In early January of 2018, the Security Industry Association (SIA) published, “Security Megatrends™: The 2018 Vision for the Security Industry.” This concise booklet summarized 10 megatrends, one of which was #4, “Evolution of Risk Management: Risk Management Transcends Department Titles”, which asserted the following:
“The risks have changed and no organization, large or small, is immune from physical security threats, terrorism, hackers, and organized crime and insider compromise. Corporate security is morphing into new disciplines and even employing counter intelligence practices to proactively address and plan for attacks which are wide-ranging and can include loss of information, credit card fraud, workplace violence, worker’s compensation fraud, embezzlement, loss of proprietary information and compliance control. Risk management and planning has broadened and the most effective plans focus on a holistic approach and collaboration between all stakeholders – extending beyond the chief security officer, security executive, C-suite and chief information security officer to include human resources, information technology, other employee stakeholders as well as suppliers and service providers.”
Although the evolution of managing risk is well illustrated in SIA’s article on Megatrend 4, it is important to dive even deeper to see how this trend consequentially affects not only the logical world of physical security but also the role of the entry in mitigating risks.
What is Security Risk and How is it Measured?
The first issue is that “risk” unfortunately as a term seems to be either misused or over used and often times an actual risk is deferred or set aside due to its improper use.
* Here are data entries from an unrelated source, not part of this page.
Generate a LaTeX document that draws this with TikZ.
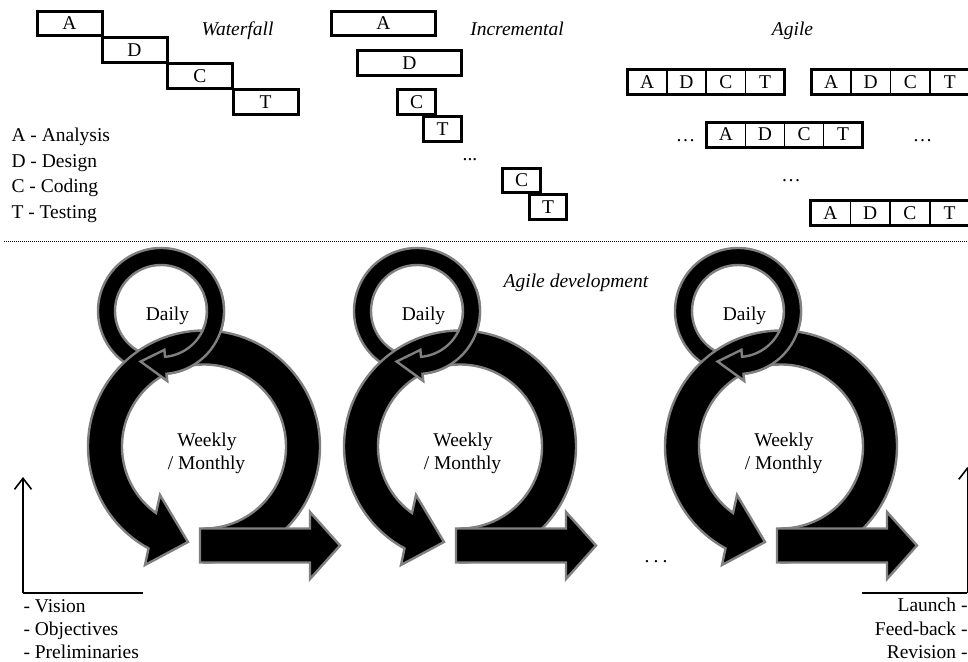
\documentclass[tikz,border=0pt]{standalone}
\usepackage{fontspec}
\setmainfont{Liberation Serif}
\usetikzlibrary{calc,arrows.meta}
\definecolor{rim}{RGB}{128,128,128}

\tikzset{
  lbl/.style={inner sep=0pt, outer sep=0pt, font=\fontsize{19.5}{23}\selectfont},
  ttl/.style={lbl, font=\fontsize{19.5}{23}\selectfont\itshape, anchor=base},
  phase/.style={lbl, draw, line width=3pt, fill=white, minimum height=24.5pt},
  cell/.style={lbl, draw, line width=1.5pt, fill=white, minimum height=25pt},
  frame/.style={line width=3pt},
  ringarrow/.style={fill=black, draw=rim, line width=2.4pt, line join=miter},
  axisline/.style={line width=1.6pt},
  barb/.style={-{Straight Barb[length=11pt,width=17pt]}},
  sep/.style={line width=1pt, dash pattern=on 1pt off 1pt},
}

% one sprint cycle: daily loop, weekly/monthly loop and outgoing arrow
% #1 = horizontal offset, #2 = name suffix
\newcommand{\sprintcycle}[2]{%
  \coordinate (dc#2) at ({161+#1},311);
  \coordinate (bc#2) at ({204+#1},446.5);
  % daily loop (its tail ends up under the big loop)
  \filldraw[ringarrow] ($(dc#2)+(110:63)$) arc[start angle=110,end angle=445,radius=63]
    -- ($(dc#2)+(445:70)$) -- ($(dc#2)+(472:54.5)$) -- ($(dc#2)+(445:39)$)
    -- ($(dc#2)+(445:46)$) arc[start angle=445,end angle=110,radius=46] -- cycle;
  % weekly / monthly loop
  \filldraw[ringarrow] ($(bc#2)+(90:116)$) arc[start angle=90,end angle=-241.4,radius=116]
    -- ($(bc#2)+(-59,118.5)$) -- ($(bc#2)+(-16,95.5)$) -- ($(bc#2)+(-44,48.5)$)
    -- ($(bc#2)+(-234.2:82)$) arc[start angle=-234.2,end angle=90,radius=82] -- cycle;
  % lower right part of the daily loop passes over the big loop
  \filldraw[ringarrow] ($(dc#2)+(340:63)$) arc[start angle=340,end angle=445,radius=63]
    -- ($(dc#2)+(445:70)$) -- ($(dc#2)+(472:54.5)$) -- ($(dc#2)+(445:39)$)
    -- ($(dc#2)+(445:46)$) arc[start angle=445,end angle=340,radius=46];
  % outgoing arrow
  \filldraw[ringarrow] ({200+#1},528.5) -- ({310+#1},528.5) -- ({310+#1},512)
    -- ({340+#1},545.5) -- ({310+#1},579) -- ({310+#1},562.5) -- ({200+#1},562.5) -- cycle;
  \node[lbl, anchor=base] (daily#2) at ({167.5+#1},320) {Daily};
  \node[lbl, anchor=base] (weekly#2) at ({207+#1},446.5) {Weekly};
  \node[lbl, anchor=base] (monthly#2) at ({206.5+#1},469) {/ Monthly};
}

\begin{document}
\begin{tikzpicture}[x=1pt, y=1pt, yscale=-1]
\clip (0,0) rectangle (968,661);

% ---------- Waterfall ----------
\node[phase, minimum width=65pt] (wA) at (69.5,23.5) {A};
\node[phase, minimum width=65pt] (wD) at (134.5,50) {D};
\node[phase, minimum width=65pt] (wC) at (200,76) {C};
\node[phase, minimum width=65pt] (wT) at (265.5,102) {T};
\node[ttl] (wtitle) at (237.5,35.7) {Waterfall};

% legend
\node[lbl, anchor=base west] (legA) at (11.5,141.5) {A - Analysis};
\node[lbl, anchor=base west] (legD) at (11.5,167) {D - Design};
\node[lbl, anchor=base west] (legC) at (11.5,192.5) {C - Coding};
\node[lbl, anchor=base west] (legT) at (11.5,218) {T - Testing};

% ---------- Incremental ----------
\node[phase, minimum width=104pt, minimum height=24pt] (iA) at (383.5,23.5) {A};
\node[phase, minimum width=104pt, minimum height=25pt] (iD) at (409.5,63) {D};
\node[phase, minimum width=38pt, minimum height=25pt] (iC) at (416.5,102) {C};
\node[phase, minimum width=38pt, minimum height=25pt] (iT) at (442.5,129) {T};
\node[lbl, anchor=base] (idots) at (470,160) {...};
\node[phase, minimum width=38pt, minimum height=24pt] (iC2) at (521.5,180.5) {C};
\node[phase, minimum width=37pt, minimum height=25pt] (iT2) at (548,207) {T};
\node[ttl] (ititle) at (517,35.7) {Incremental};

% ---------- Agile ----------
\node[ttl] (atitle) at (792.5,36) {Agile};
\foreach \l [count=\i] in {A,D,C,T} {
  \node[cell, minimum width=39.25pt] (ra\i) at ({647.25+39.25*(\i-1)},82.25) {\l};
  \node[cell, minimum width=39.5pt] (rb\i) at ({831.25+39.5*(\i-1)},82.25) {\l};
  \node[cell, minimum width=39pt] (rc\i) at ({726+39*(\i-1)},134.5) {\l};
  \node[cell, minimum width=39.75pt] (rd\i) at ({830.4+39.75*(\i-1)},212.85) {\l};
}
\draw[frame] (ra1.north west) rectangle (ra4.south east);
\draw[frame] (rb1.north west) rectangle (rb4.south east);
\draw[frame] (rc1.north west) rectangle (rc4.south east);
\draw[frame] (rd1.north west) rectangle (rd4.south east);
\node[lbl, anchor=base] (adotsL) at (685.5,141.7) {…};
\node[lbl, anchor=base] (adotsR) at (922.5,141.7) {…};
\node[lbl, anchor=base] (adotsM) at (791,181) {…};

% ---------- separator ----------
\coordinate (sepL) at (4,241);
\coordinate (sepR) at (968,241);
\draw[sep] (sepL) -- (sepR);

% ---------- Agile development ----------
\node[ttl] (devtitle) at (576,287) {Agile development};
\sprintcycle{0}{1}
\sprintcycle{256}{2}
\sprintcycle{577}{3}
\node[lbl, anchor=base] (cdots) at (656,562) {.\hspace{4.1pt}.\hspace{4.1pt}.};

% start axes
\coordinate (lo) at (23,593);
\coordinate (ltop) at (23,477);
\coordinate (lright) at (143,593);
\draw[axisline, barb] (lo) -- (ltop);
\draw[axisline] (lo) -- (lright);
\node[lbl, anchor=base west] (vis) at (23.5,612) {- Vision};
\node[lbl, anchor=base west] (obj) at (23.5,635.5) {- Objectives};
\node[lbl, anchor=base west] (pre) at (23.5,658) {- Preliminaries};

% end axes
\coordinate (ro) at (967.3,593);
\coordinate (rtop) at (967.3,467);
\coordinate (rleft) at (862,593);
\draw[axisline, barb] (ro) -- (rtop);
\draw[axisline] (rleft) -- (ro);
\node[lbl, anchor=base east] (lau) at (967.5,611.5) {Launch -};
\node[lbl, anchor=base east] (fee) at (967.5,635.5) {Feed-back -};
\node[lbl, anchor=base east] (rev) at (967.5,658) {Revision -};
\end{tikzpicture}
\end{document}
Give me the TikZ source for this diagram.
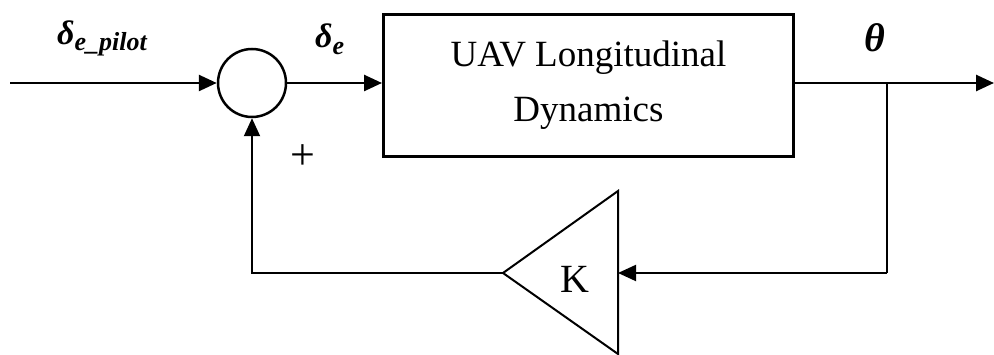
\documentclass[tikz,border=0pt]{standalone}
\usepackage{fontspec}
\setmainfont{Liberation Serif}
\usetikzlibrary{arrows.meta,calc}
\begin{document}
\begin{tikzpicture}[x=1pt,y=-1pt,
  sig/.style={line width=2.6pt,-{Triangle[length=18pt,width=16pt]}},
  fb/.style={line width=2pt},
  fbarrow/.style={line width=2pt,-{Triangle[length=18pt,width=16pt]}},
  blockbox/.style={draw,line width=3pt,minimum width=410pt,minimum height=142pt,inner sep=0pt},
  sumnode/.style={draw,circle,line width=2.5pt,minimum size=68pt,inner sep=0pt},
  lbl/.style={inner sep=0pt,font=\bfseries\itshape}
]
\useasboundingbox (0,0) rectangle (994,355);
% nodes
\coordinate (in) at (10,83);
\node[sumnode] (sum) at (252,83) {};
\node[blockbox,align=center,font=\fontsize{37}{55}\selectfont] (plant) at (588.5,85.5) {UAV Longitudinal\\Dynamics};
\coordinate (br) at (887,83);
\coordinate (out) at (994,83);
\coordinate (brdown) at (887,273);
\coordinate (kin) at (618,273);
\coordinate (ktip) at (503,273);
\coordinate (kcorner) at (252,273);
% gain triangle
\draw[line width=2pt,line join=miter] (618,191) -- (ktip) -- (618,354) -- cycle;
\node[inner sep=0pt,font=\fontsize{40}{40}\selectfont] (K) at (575,279) {K};
% connectors
\draw[sig] (in) -- (sum.west);
\draw[sig] (sum.east) -- (sum.east -| plant.west);
\draw[sig] (br -| plant.east) -- (out);
\draw[fb] (br) -- (brdown);
\draw[fbarrow] (brdown) -- (kin);
\draw[fbarrow] (ktip) -- (kcorner) -- (sum.south);
% labels
\node[lbl,anchor=base west] (lpilot) at (57,45) {\fontsize{34}{34}\selectfont δ\raisebox{-6pt}{\fontsize{26}{26}\selectfont e\_pilot}};
\node[lbl,anchor=base west] (le) at (315,48) {\fontsize{34}{34}\selectfont δ\raisebox{-7pt}{\fontsize{26}{26}\selectfont e}};
\node[lbl,anchor=base west] (ltheta) at (864,52) {\fontsize{40}{40}\selectfont θ};
\node[inner sep=0pt,font=\fontsize{44}{44}\selectfont] (plus) at (303,157) {+};
\end{tikzpicture}
\end{document}
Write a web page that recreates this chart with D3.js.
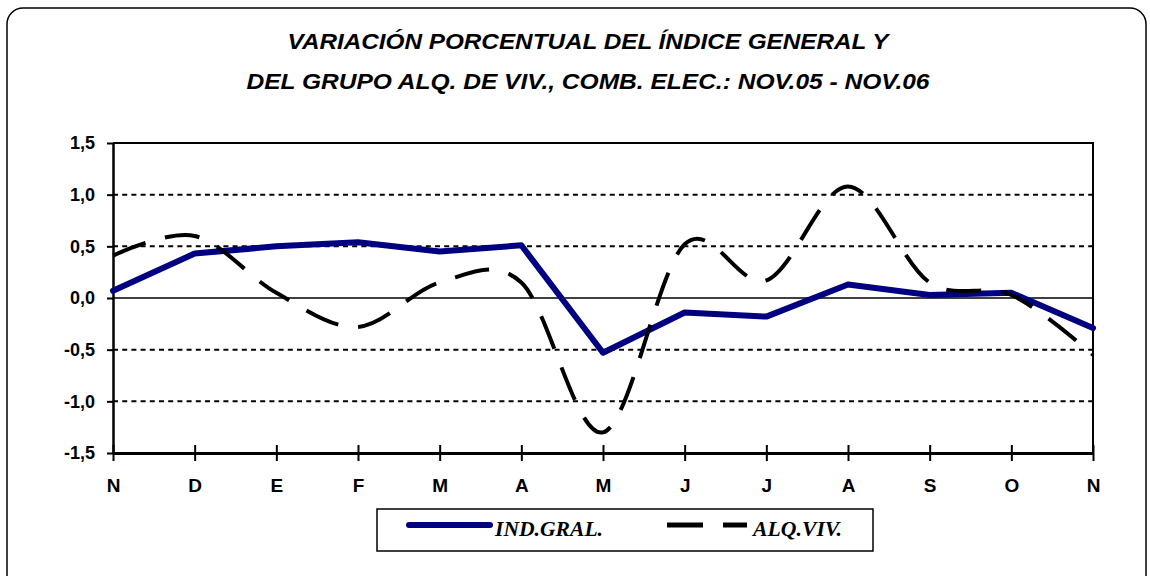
<!DOCTYPE html>
<html>
<head>
<meta charset="utf-8">
<script src="https://cdn.jsdelivr.net/npm/d3@7"></script>
<style>
  body { margin: 0; background: #fff; }
  svg text { fill: #000; }
</style>
</head>
<body>
<div id="chart-container"></div>
<script>
// month labels, nov.05 to nov.06
const months = ["N", "D", "E", "F", "M", "A", "M", "J", "J", "A", "S", "O", "N"];
// variacion porcentual
const indGral = [0.07, 0.43, 0.50, 0.54, 0.45, 0.51, -0.53, -0.14, -0.18, 0.13, 0.03, 0.05, -0.29];
const alqViv = [0.41, 0.60, 0.05, -0.28, 0.15, 0.15, -1.30, 0.52, 0.17, 1.08, 0.15, 0.03, -0.55];
const yTicks = [-1.5, -1.0, -0.5, 0.0, 0.5, 1.0, 1.5];
const titleLines = ["VARIACIÓN PORCENTUAL DEL ÍNDICE GENERAL Y",
                    "DEL GRUPO ALQ. DE VIV., COMB. ELEC.:  NOV.05 -  NOV.06"];
const seriesNames = ["IND.GRAL.", "ALQ.VIV."];

const svgWidth = 1150;
const svgHeight = 576;
const plot = { left: 113, right: 1093, top: 143, bottom: 453 };

const svg = d3.select("#chart-container")
    .append("svg")
    .attr("width", svgWidth)
    .attr("height", svgHeight);

// outer rounded frame (runs off the bottom edge)
svg.append("rect")
    .attr("x", 7).attr("y", 8)
    .attr("width", 1139).attr("height", 600)
    .attr("rx", 16)
    .attr("fill", "none")
    .attr("stroke", "#000")
    .attr("stroke-width", 1.5);

// title, two lines - squeezed to look like the narrow font of the original
const titleWidths = [601, 683];
titleLines.forEach((t, i) => {
    svg.append("text")
        .text(t)
        .attr("x", 588)
        .attr("y", 49 + i * 40)
        .attr("text-anchor", "middle")
        .attr("font-family", "Liberation Sans, Arial, sans-serif")
        .attr("font-style", "italic")
        .attr("font-weight", "bold")
        .attr("font-size", 22)
        .attr("textLength", titleWidths[i])
        .attr("lengthAdjust", "spacingAndGlyphs");
});

// scales
const x = d3.scalePoint()
    .domain(d3.range(months.length))
    .range([plot.left, plot.right]);

const y = d3.scaleLinear()
    .domain([-1.5, 1.5])
    .range([plot.bottom, plot.top]);

// dotted grid lines
svg.append("g")
    .selectAll("line")
    .data(yTicks.filter(d => d != 0 && Math.abs(d) < 1.5))
    .enter()
    .append("line")
    .attr("x1", plot.left).attr("x2", plot.right)
    .attr("y1", d => y(d)).attr("y2", d => y(d))
    .attr("stroke", "#000")
    .attr("stroke-width", 2)
    .attr("stroke-dasharray", "5,4.2");

// zero line
svg.append("line")
    .attr("x1", plot.left).attr("x2", plot.right)
    .attr("y1", y(0)).attr("y2", y(0))
    .attr("stroke", "#000")
    .attr("stroke-width", 1.5);

// top and right border of plot area
svg.append("path")
    .attr("d", `M${plot.left},${plot.top}H${plot.right}V${plot.bottom}`)
    .attr("fill", "none")
    .attr("stroke", "#000")
    .attr("stroke-width", 2);

// axes
const yAxis = svg.append("g")
    .attr("transform", `translate(${plot.left},0)`)
    .call(d3.axisLeft(y)
        .tickValues(yTicks)
        .tickSize(6)
        .tickSizeOuter(0)
        .tickFormat(d => d3.format(".1f")(d).replace(".", ",").replace("−", "-")));
yAxis.select(".domain").attr("stroke-width", 2.5);
yAxis.selectAll(".tick line").attr("stroke-width", 2);
yAxis.selectAll("text")
    .attr("x", -18)
    .attr("font-family", "Liberation Sans, Arial, sans-serif")
    .attr("font-weight", "bold")
    .attr("font-size", 18);

const xAxis = svg.append("g")
    .attr("transform", `translate(0,${plot.bottom})`)
    .call(d3.axisBottom(x)
        .tickSize(8)
        .tickSizeOuter(0)
        .tickFormat(i => months[i]));
xAxis.select(".domain").attr("stroke-width", 3);
xAxis.selectAll(".tick line").attr("y1", -8).attr("stroke-width", 2);
xAxis.selectAll("text")
    .attr("y", 26)
    .attr("font-family", "Liberation Sans, Arial, sans-serif")
    .attr("font-weight", "bold")
    .attr("font-size", 19);
svg.selectAll(".domain, .tick line").attr("stroke", "#000");

// lines
const straight = d3.line()
    .x((d, i) => x(i))
    .y(d => y(d));

const smooth = d3.line()
    .x((d, i) => x(i))
    .y(d => y(d))
    .curve(d3.curveCardinal.tension(0));

svg.append("path")
    .datum(indGral)
    .attr("d", straight)
    .attr("fill", "none")
    .attr("stroke", "#000080")
    .attr("stroke-width", 6)
    .attr("stroke-linejoin", "round")
    .attr("stroke-linecap", "round");

svg.append("path")
    .datum(alqViv)
    .attr("d", smooth)
    .attr("fill", "none")
    .attr("stroke", "#000")
    .attr("stroke-width", 4)
    .attr("stroke-dasharray", "35,20");

// legend
const legend = svg.append("g");
legend.append("rect")
    .attr("x", 377).attr("y", 509)
    .attr("width", 496).attr("height", 42)
    .attr("fill", "#fff")
    .attr("stroke", "#000")
    .attr("stroke-width", 1.5);
legend.append("line")
    .attr("x1", 409).attr("x2", 490)
    .attr("y1", 525).attr("y2", 525)
    .attr("stroke", "#000080")
    .attr("stroke-width", 6)
    .attr("stroke-linecap", "round");
legend.append("line")
    .attr("x1", 667).attr("x2", 747)
    .attr("y1", 525).attr("y2", 525)
    .attr("stroke", "#000")
    .attr("stroke-width", 5)
    .attr("stroke-dasharray", "36,20");
const legendText = [[495, 108], [753, 89]];
legendText.forEach(([lx, w], i) => {
    legend.append("text")
        .text(seriesNames[i])
        .attr("x", lx)
        .attr("y", 536)
        .attr("font-family", "Liberation Serif, Times New Roman, serif")
        .attr("font-style", "italic")
        .attr("font-weight", "bold")
        .attr("font-size", 21)
        .attr("textLength", w)
        .attr("lengthAdjust", "spacingAndGlyphs");
});
</script>
</body>
</html>
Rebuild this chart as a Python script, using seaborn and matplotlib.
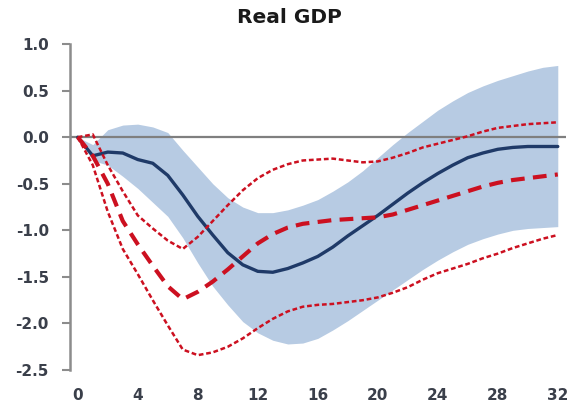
import numpy as np
import pandas as pd
import matplotlib
matplotlib.use("Agg")
import matplotlib.pyplot as plt
import seaborn as sns

# Quarters after the shock
quarters = list(range(0, 33))

# Median response and its confidence band
median = [0.0, -0.2, -0.16, -0.17, -0.24, -0.28, -0.41, -0.62, -0.85, -1.05,
          -1.24, -1.37, -1.44, -1.45, -1.41, -1.35, -1.28, -1.18, -1.06, -0.95,
          -0.84, -0.72, -0.6, -0.49, -0.39, -0.3, -0.22, -0.17, -0.13, -0.11,
          -0.1, -0.1, -0.1]
band_upper = [0.0, -0.08, 0.08, 0.13, 0.14, 0.11, 0.05, -0.14, -0.32, -0.5,
              -0.65, -0.75, -0.81, -0.81, -0.78, -0.73, -0.67, -0.58, -0.48, -0.36,
              -0.22, -0.08, 0.05, 0.17, 0.29, 0.39, 0.48, 0.55, 0.61, 0.66,
              0.71, 0.75, 0.77]
band_lower = [0.0, -0.25, -0.3, -0.42, -0.55, -0.7, -0.85, -1.08, -1.35, -1.6,
              -1.8, -1.98, -2.1, -2.18, -2.22, -2.21, -2.16, -2.07, -1.97, -1.86,
              -1.75, -1.64, -1.53, -1.42, -1.32, -1.23, -1.15, -1.09, -1.04, -1.0,
              -0.98, -0.97, -0.96]

# Alternative model: central response and its bounds
alt_central = [0.0, -0.2, -0.5, -0.9, -1.15, -1.38, -1.6, -1.74, -1.66, -1.55,
               -1.42, -1.28, -1.14, -1.04, -0.97, -0.93, -0.91, -0.89, -0.88, -0.87,
               -0.86, -0.83, -0.78, -0.73, -0.68, -0.63, -0.58, -0.53, -0.49, -0.46,
               -0.44, -0.42, -0.4]
alt_upper = [0.0, 0.03, -0.3, -0.58, -0.84, -0.98, -1.11, -1.2, -1.07, -0.9,
             -0.73, -0.57, -0.44, -0.35, -0.29, -0.25, -0.24, -0.23, -0.25, -0.27,
             -0.26, -0.22, -0.17, -0.11, -0.07, -0.03, 0.01, 0.06, 0.1, 0.12,
             0.14, 0.15, 0.16]
alt_lower = [0.0, -0.3, -0.8, -1.2, -1.47, -1.75, -2.02, -2.28, -2.34, -2.31,
             -2.25, -2.16, -2.05, -1.95, -1.87, -1.82, -1.8, -1.79, -1.77, -1.75,
             -1.72, -1.67, -1.61, -1.53, -1.46, -1.41, -1.36, -1.3, -1.25, -1.19,
             -1.14, -1.09, -1.05]

title = "Real GDP"
y_ticks = [1.0, 0.5, 0.0, -0.5, -1.0, -1.5, -2.0, -2.5]
x_ticks = [0, 4, 8, 12, 16, 20, 24, 28, 32]

df = pd.DataFrame({
    "quarter": quarters,
    "median": median,
    "upper": band_upper,
    "lower": band_lower,
    "alt": alt_central,
    "alt_hi": alt_upper,
    "alt_lo": alt_lower,
})

sns.set_theme(style="white")
plt.rcParams["font.family"] = ["DejaVu Sans"]

fig = plt.figure(figsize=(5.77, 4.04), dpi=100)
ax = fig.add_axes([0.121, 0.084, 0.86, 0.807])

BAND = "#b7cbe3"
NAVY = "#1f3a68"
RED = "#cc1020"

ax.fill_between(df["quarter"], df["lower"], df["upper"], color=BAND, lw=0, zorder=1)
ax.axhline(0, color="#7f7f7f", lw=1.6, zorder=2)

sns.lineplot(data=df, x="quarter", y="median", ax=ax, color=NAVY, lw=2.4, zorder=4)
sns.lineplot(data=df, x="quarter", y="alt", ax=ax, color=RED, lw=3.0, zorder=5)
ax.lines[-1].set_dashes([3.3, 2.0])
for col in ["alt_hi", "alt_lo"]:
    sns.lineplot(data=df, x="quarter", y=col, ax=ax, color=RED, lw=1.8, zorder=5)
    ax.lines[-1].set_dashes([1.9, 1.1])

ax.set_xlim(-0.53, 32.55)
ax.set_ylim(-2.5, 1.0)
ax.set_xticks(x_ticks)
ax.set_yticks(y_ticks)
ax.set_xticklabels([str(t) for t in x_ticks])
ax.set_yticklabels([f"{t:.1f}" for t in y_ticks])
ax.set_xlabel("")
ax.set_ylabel("")

for side in ["top", "right", "bottom"]:
    ax.spines[side].set_visible(False)
ax.spines["left"].set_color("#8c8c8c")
ax.spines["left"].set_linewidth(1.8)

ax.tick_params(axis="y", which="both", left=True, length=6, width=1.5,
               color="#8c8c8c", labelsize=11, labelcolor="#3a3f4a", pad=9)
ax.tick_params(axis="x", which="both", bottom=False, labelsize=11,
               labelcolor="#3a3f4a", pad=7)
for lab in ax.get_xticklabels() + ax.get_yticklabels():
    lab.set_fontweight("bold")

fig.text(289.5 / 577, 1 - 17.5 / 404, title, ha="center", va="center",
         fontsize=14.5, fontweight="bold", color="#1a1a1a")

fig.savefig("out.png", dpi=100, facecolor="white")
Most of those in a C-suite position typically review a risk as a consequence of events rather than a precursor to liability. This is often times the greatest problem and thus the Achilles heel of defining how best to deal with security risk. The answer sometimes is as easy as preventing those risks from entering your building. Policies alone cannot prevent a malicious bad actor from getting in. After years of building the walls internally with cameras, access control, cyber security, and analytics, it’s time to reevaluate security risk.
How Do you Become Defensible to Liability?
Risk turns into liability when a manager or executive knows and accepts that a door with an access control device can be breached by simply holding it open for someone else. If that is a known risk, then how do you become defensible to liability? The answer is a secured intelligent entry system that prevents tailgating and piggybacking. Unfortunately, the security industry must go back to their roots and realize that defining, tracking, disclosing, evaluating and pursuing threats once they occur is merely mitigating risks but not resolving liability.
The C-suite more than ever wants to know what the term “security risk” means but it cannot do so unless the security industry defines it for them. Therefore, as compliance does not provide absolute security, then security stakeholders must build deterrents that are effective in mitigating risks so they do not lead to liability, which is absolute. As the evolution of risk management includes an acceptance of multiple risks and involving more stakeholders, part of this new, holistic approach MUST involve the recognition and management of liability and the entry’s important role in eliminating it.